Users on broadband / dsl will be able to obtain more connections, (typically 5) using this method, but it works until you settle out your streaming problem.

I am available to help with kernel, mobo, and appl tuning (server or client) as needed.

CC

PCZ
08-22-2005, 10:04 AM
Combustion wrote:

"Firstly: 100mb ethernet will always deliver a stable 8.7mb/sec. However, if you ead the Gigabit Ethernet spec, you will a) wonder how it works at all and b) observe that you don't ever get much more than about 30mb/sec. I don't use Gigabit yet for those reasons."


You are making a bold statement about 1Gb ethernet aren't you ?
I use IGb ethernet and it deliveres a lot more than you are giving it credit for.

We as a company stream media, real and WMT.
This is extremely bandwidth intensive, it's not uncommon for us to be delivering aggregate bandwidths well in excess of 10Gb.

In the past this mean't having lots of streamers with 100Mb nics.
100's of them.

The modern servers with 1Gb nics are a real blessing for us as you need a lot less of them.

So how much do they deliver ?
We usually allow them to run up to 600Mb, before increasing the number of servers in a pool.
If you get a sudden demand, a news story just hits for example the servers often go up to an average of 800Mb each.

It is only when pushing above 80% of the nics capacity that we get concerned.
Connected to modern switches 1Gb nics work well.

If it has been your observation that !Gb nics only deliver 30MB {I presume you mean bytes not bits} then your network infrastructure really needs looking at.

graeme
08-22-2005, 08:36 PM
I think this issue of handling the network connections with threads is probably the source of the problem.

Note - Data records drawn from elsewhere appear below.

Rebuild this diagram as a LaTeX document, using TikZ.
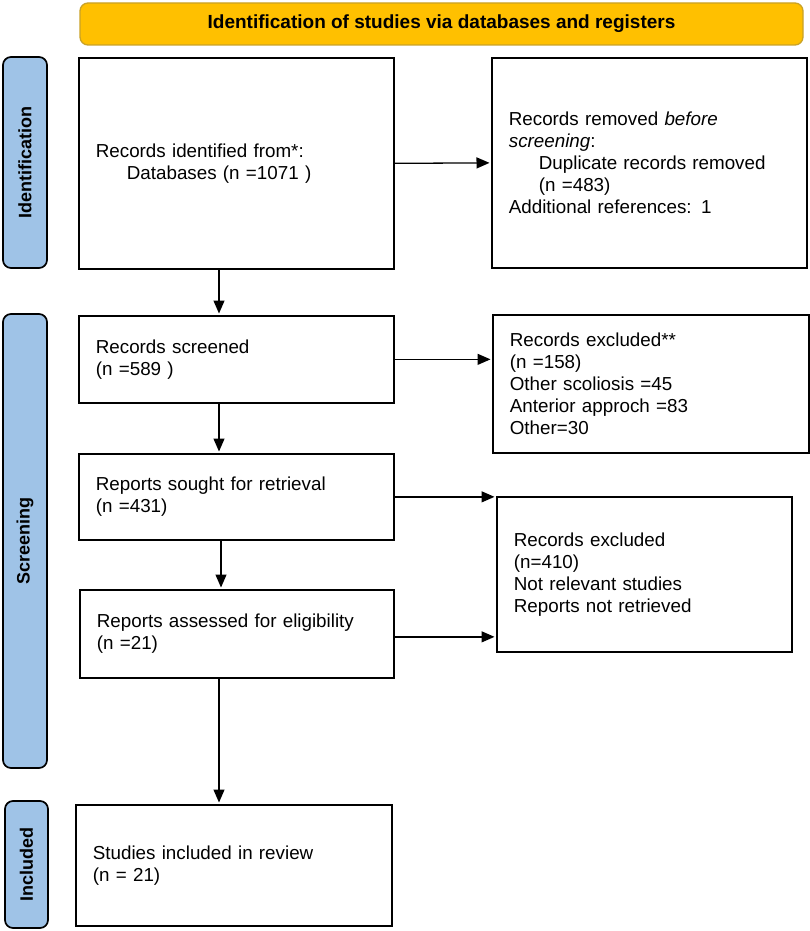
\documentclass[tikz,border=0pt]{standalone}
\usepackage{fontspec}
\setmainfont{Liberation Sans}
\usetikzlibrary{arrows.meta}
\definecolor{hdrfill}{HTML}{FFC000}
\definecolor{hdrdraw}{HTML}{C9A227}
\definecolor{sideblue}{HTML}{9FC3E7}
\begin{document}
\begin{tikzpicture}[x=1pt,y=-1pt,
  box/.style={draw=black, line width=1.7pt, inner xsep=17pt, inner ysep=0pt, align=left, anchor=north west, font=\fontsize{18.8}{22}\selectfont},
  side/.style={draw=black, line width=1.7pt, fill=sideblue, rounded corners=8pt, rotate=90, inner sep=0pt, font=\bfseries\fontsize{18}{22}\selectfont},
  arr/.style={line width=1.3pt, shorten >=1.5pt, -{Triangle[length=13pt,width=11pt]}}]
\useasboundingbox (0,0) rectangle (810,931);
% header
\node[draw=hdrdraw, fill=hdrfill, rounded corners=8pt, line width=1.3pt, minimum width=723pt, minimum height=42pt, inner sep=0pt, font=\bfseries\fontsize{19}{22}\selectfont] (hdr) at (441.5,24) {Identification of studies via databases and registers};
% side bars
\node[side, minimum width=211pt, minimum height=44pt] (sid) at (25,162.5) {Identification};
\node[side, minimum width=454pt, minimum height=44pt] (ssc) at (25,541) {Screening};
\node[side, minimum width=127pt, minimum height=43pt] (sin) at (26.5,864.5) {Included};
% left column
\node[box, text width=281pt, minimum height=211pt] (b1) at (78,57) {Records identified from*:\\\hspace*{31pt}Databases (n =1071 )};
\node[box, text width=281pt, minimum height=87pt] (b2) at (78,315) {Records screened\\(n =589 )};
\node[box, text width=281pt, minimum height=86pt] (b3) at (78,453) {Reports sought for retrieval\\(n =431)};
\node[box, text width=280pt, minimum height=88pt] (b4) at (79,589) {Reports assessed for eligibility\\(n =21)};
\node[box, text width=282pt, minimum height=121pt] (b5) at (75,804) {Studies included in review\\(n = 21)};
% right column
\node[box, text width=281pt, minimum height=210pt] (r1) at (491,57) {Records removed \textit{before}\\\textit{screening}:\\\hspace*{30pt}Duplicate records removed\\\hspace*{30pt}(n =483)\\Additional references: 1};
\node[box, text width=282pt, minimum height=138pt] (r2) at (492,314) {Records excluded**\\(n =158)\\Other scoliosis =45\\Anterior approch =83\\Other=30};
\node[box, text width=261pt, minimum height=155pt] (r3) at (496,496) {Records excluded\\(n=410)\\Not relevant studies\\Reports not retrieved};
% connectors
\coordinate (cx) at (219,0);
\coordinate (cy) at (221,0);
\draw[arr] (b1.south -| cx) -- (b2.north -| cx);
\draw[arr] (b2.south -| cx) -- (b3.north -| cx);
\draw[arr] (b3.south -| cy) -- (b4.north -| cy);
\draw[arr] (b4.south -| cx) -- (b5.north -| cx);
\draw[arr] (b1.east) -- (r1.west);
\draw[arr] (b2.east) -- (b2.east -| r2.west);
\draw[arr] (b3.east) -- (b3.east -| r3.west);
\draw[arr] ([yshift=-3pt]b4.east) -- ([yshift=-3pt]b4.east -| r3.west);
\end{tikzpicture}
\end{document}
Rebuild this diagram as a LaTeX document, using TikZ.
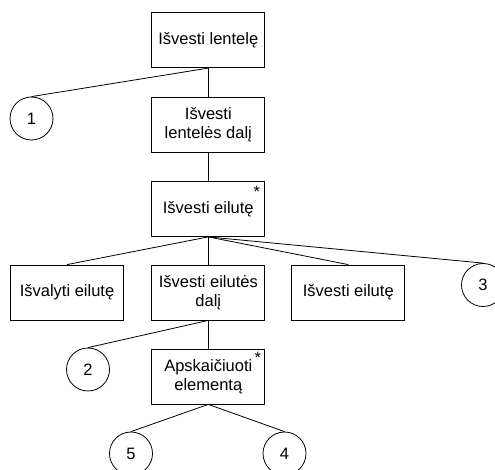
\documentclass[tikz,border=0pt]{standalone}
\usepackage{fontspec}
\setmainfont{Liberation Sans}
\usetikzlibrary{calc}
\begin{document}
\begin{tikzpicture}[x=1pt,y=-1pt,
  every node/.style={font=\fontsize{16.5}{19}\selectfont},
  proc/.style={draw, line width=0.8pt, rectangle, minimum width=113pt, minimum height=55pt, inner sep=2pt, align=center},
  conn/.style={draw, line width=0.8pt, circle, minimum size=43pt, inner sep=0pt},
  link/.style={line width=0.8pt},
  iter/.style={anchor=north east, inner sep=0pt}]
\useasboundingbox (0,0) rectangle (495,470);

% structure boxes
\node[proc] (tbl)   at (208.3,40.2)  {Išvesti lentelę};
\node[proc] (part)  at (208.3,124.5) {Išvesti\\lentelės dalį};
\node[proc] (row)   at (208.3,209)   {Išvesti eilutę};
\node[proc] (clr)   at (67,292.5)    {Išvalyti eilutę};
\node[proc] (rpart) at (208.3,292.5) {Išvesti eilutės\\dalį};
\node[proc] (rout)  at (348.3,292.5) {Išvesti eilutę};
\node[proc] (calc)  at (208.3,376.5) {Apskaičiuoti\\elementą};

% iteration marks
\node[iter] (s1) at ($(row.north east)+(-5,4.5)$) {*};
\node[iter] (s2) at ($(calc.north east)+(-4,3)$) {*};

% connectors
\node[conn] (c1) at (31.5,118.5) {1};
\node[conn] (c2) at (88,369.5)   {2};
\node[conn] (c3) at (483,285)    {3};
\node[conn] (c5) at (131,453.5)  {5};
\node[conn] (c4) at (284.5,453.5){4};

% links
\draw[link] (tbl.south) -- (c1.north);
\draw[link] (tbl.south) -- (part.north);
\draw[link] (part.south) -- (row.north);
\draw[link] (row.south) -- (clr.north);
\draw[link] (row.south) -- (rpart.north);
\draw[link] (row.south) -- (rout.north);
\draw[link] (row.south) -- (c3.north);
\draw[link] (rpart.south) -- (c2.north);
\draw[link] (rpart.south) -- (calc.north);
\draw[link] (calc.south) -- (c5.north);
\draw[link] (calc.south) -- (c4.north);
\end{tikzpicture}
\end{document}
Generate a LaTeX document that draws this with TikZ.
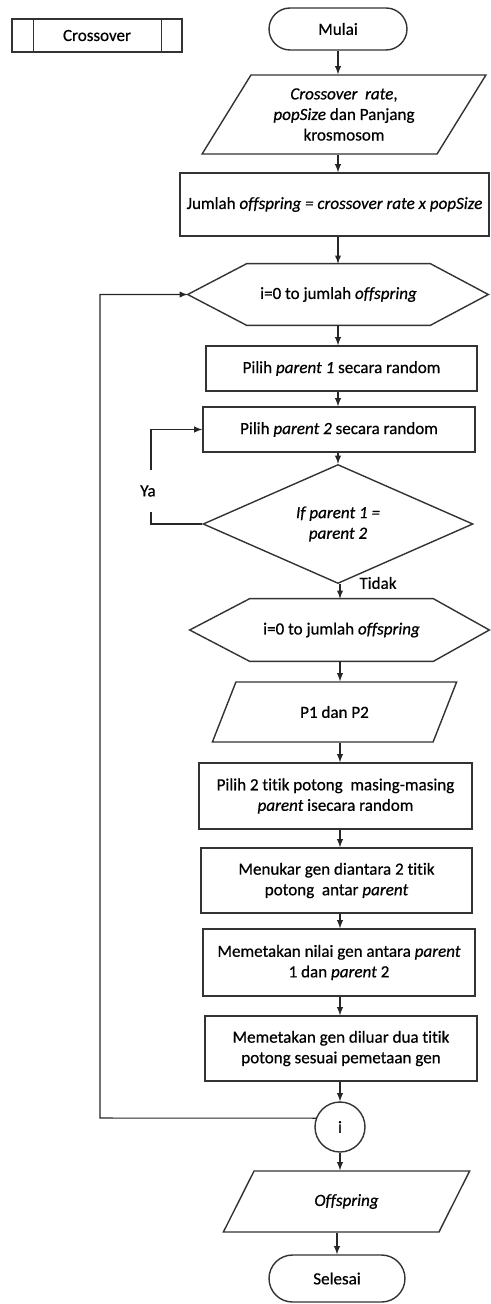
\documentclass[tikz,border=0pt]{standalone}
\usepackage{fontspec}
\setmainfont{Carlito}[Ligatures=NoCommon,FakeBold=0.6]
\usepackage{tikz}
\usetikzlibrary{positioning}
\usetikzlibrary{arrows}
\usetikzlibrary{shapes.geometric,shapes.misc}

\begin{document}
\begin{tikzpicture}[x=0.02cm,y=-0.02cm,>=latex,
  every node/.style={font=\fontsize{9.7}{11.7}\selectfont,align=center,inner sep=0pt},
  shp/.style={draw=black!80,thick},
  box/.style={shp,rectangle},
  io/.style={shp,trapezium,trapezium stretches=true},
  term/.style={shp,rounded rectangle},
  arr/.style={->,semithick,black!85}]
 \useasboundingbox (0,0) rectangle (490,1304);
 % header
 \node[box,minimum width=3.4cm,minimum height=0.66cm] (xover) at (97,35.5) {Crossover};
 \draw[shp] ([xshift=0.44cm]xover.north west) -- ([xshift=0.44cm]xover.south west);
 \draw[shp] ([xshift=-0.42cm]xover.north east) -- ([xshift=-0.42cm]xover.south east);
 % main column
 \node[term,minimum width=2.76cm,minimum height=0.84cm] (start) at (338,29) {Mulai};
 \node[io,trapezium left angle=54.7,trapezium right angle=125.3,minimum width=5.68cm,minimum height=1.58cm] (in1) at (344,114.5)
   {\textit{Crossover\ \ rate},\\ \textit{popSize} dan Panjang\\ krosmosom};
 \node[box,minimum width=6.18cm,minimum height=1.26cm] (jml) at (334.5,204.5)
   {Jumlah \textit{offspring = crossover rate x popSize}};
 % hexagon: node is the flat middle part, the points are added by hand
 \node[minimum width=3.66cm,minimum height=1.22cm] (loop1) at (338.5,294.5) {i=0 to jumlah \textit{offspring}};
 \coordinate (loop1tip) at ([xshift=-1.18cm]loop1.west);
 \draw[shp] (loop1.north west) -- (loop1.north east) -- ([xshift=1.16cm]loop1.east)
   -- (loop1.south east) -- (loop1.south west) -- (loop1tip) -- cycle;
 \node[box,minimum width=5.42cm,minimum height=0.9cm] (p1) at (341.5,368.5) {Pilih \textit{parent 1} secara random};
 \node[box,minimum width=5.44cm,minimum height=0.9cm] (p2) at (339,429.5) {Pilih \textit{parent 2} secara random};
 \node[shp,diamond,minimum width=5.4cm,minimum height=2.0cm] (cek) at (338,524) {\textit{If parent 1 =}\\ \textit{parent 2}};
 \node[minimum width=3.66cm,minimum height=1.24cm] (loop2) at (341.5,630) {i=0 to jumlah \textit{offspring}};
 \draw[shp] (loop2.north west) -- (loop2.north east) -- ([xshift=1.12cm]loop2.east)
   -- (loop2.south east) -- (loop2.south west) -- ([xshift=-1.2cm]loop2.west) -- cycle;
 \node[io,trapezium left angle=55.6,trapezium right angle=124.4,minimum width=4.9cm,minimum height=1.2cm] (in2) at (334.5,712) {P1 dan P2};
 \node[box,minimum width=5.46cm,minimum height=1.32cm] (s1) at (335.5,796)
   {Pilih 2 titik potong\ \ masing-masing\\ \textit{parent} isecara random};
 \node[box,minimum width=5.42cm,minimum height=1.3cm] (s2) at (336.5,880.5)
   {Menukar gen diantara 2 titik\\ potong\ \ antar \textit{parent}};
 \node[box,minimum width=5.44cm,minimum height=1.34cm] (s3) at (339,962.5)
   {Memetakan nilai gen antara \textit{parent}\\ 1 dan \textit{parent} 2};
 \node[box,minimum width=5.44cm,minimum height=1.3cm] (s4) at (341,1048.5)
   {Memetakan gen diluar dua titik\\ potong sesuai pemetaan gen};
 \node[shp,circle,minimum size=1cm] (conn) at (340,1127) {i};
 \node[io,trapezium left angle=54,trapezium right angle=126,minimum width=4.94cm,minimum height=1.22cm] (out) at (346.5,1201.5) {\textit{Offspring}};
 \node[term,minimum width=2.72cm,minimum height=0.94cm] (stop) at (337,1278.5) {Selesai};
 % arrows down
 \draw[arr] (start.south) -- (start.south |- in1.north);
 \draw[arr] (in1.south -| start.south) -- (start.south |- jml.north);
 \draw[arr] (jml.south -| start.south) -- (start.south |- loop1.north);
 \draw[arr] (loop1.south -| start.south) -- (start.south |- p1.north);
 \draw[arr] (p1.south -| start.south) -- (start.south |- p2.north);
 \draw[arr] (p2.south -| start.south) -- (cek.north);
 \draw[arr] (cek.south -| conn.north) -- (conn.north |- loop2.north);
 \draw[arr] (loop2.south -| conn.north) -- (conn.north |- in2.north);
 \draw[arr] (in2.south -| conn.north) -- (conn.north |- s1.north);
 \draw[arr] (s1.south -| conn.north) -- (conn.north |- s2.north);
 \draw[arr] (s2.south -| conn.north) -- (conn.north |- s3.north);
 \draw[arr] (s3.south -| conn.north) -- (conn.north |- s4.north);
 \draw[arr] (s4.south -| conn.north) -- (conn.north);
 \draw[arr] (conn.south) -- (conn.south |- out.north);
 \draw[arr] (out.south -| stop.north) -- (stop.north);
 % Ya loop
 \coordinate (yabend) at (151,524);
 \draw[arr] (cek.west) -- (yabend) |- (p2.west);
 \node[fill=white,inner xsep=2pt,inner ysep=9pt] (ya) at (148,491) {Ya};
 \node (tidak) at (378,583) {Tidak};
 % back to loop start
 \coordinate (back) at (100,1118);
 \draw[arr] (conn.160) -- (back) |- (loop1tip);
\end{tikzpicture}
\end{document}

Although our server code seems to max out at 10 Mb/s, I can transfer files to and from the machine, while the server is running, and get transfer rates of about 300-400 Mb/s.

Using both ethernet ports is a neat idea. I didn't realize the motherboard could handle this with hardware.

If you are willing to put any more time into this, it would be extremely helpful if you could take a look at the client/server code. It sounds like you might be able to point to a problem area, or suggest a change that I could try. The parts of the code dealing with the sockets and threads is relatively small, so this might not take too much time.

The communication code, fida, is available through anonymous cvs from theory.cm.utexas.edu. There is also a tar file at http://theory.cm.utexas.edu/fida/ . The thread loop is in the main() routine at the end of the fida/source/server.c file. Basically the code listens for a connection and passes it to an unused thread when a connection comes in. I think this is the structure you are suggesting.

I do see some connections in FIN_WAIT and TIME_WAIT, but more in SYN_RECV and LAST_ACK states, using netstat. But I couldn't say if this is normal tcp/ip behavior or not.

We are not using sockets directly. Instead we are using the cosm package (http://www.mithral.com/projects/cosm/). All network and thread calls are contained in this package. These calls are easy to identify because they are all prefixed with v3, such as v3NetAccept and v3ThreadBegin. The main point of this package is to provide cross platform client/server functionality.

Anyways, I understand how tedious it is to debug someone else's code, so I don't expect anyone to dive in here. But any suggestions would be greatly appreciated.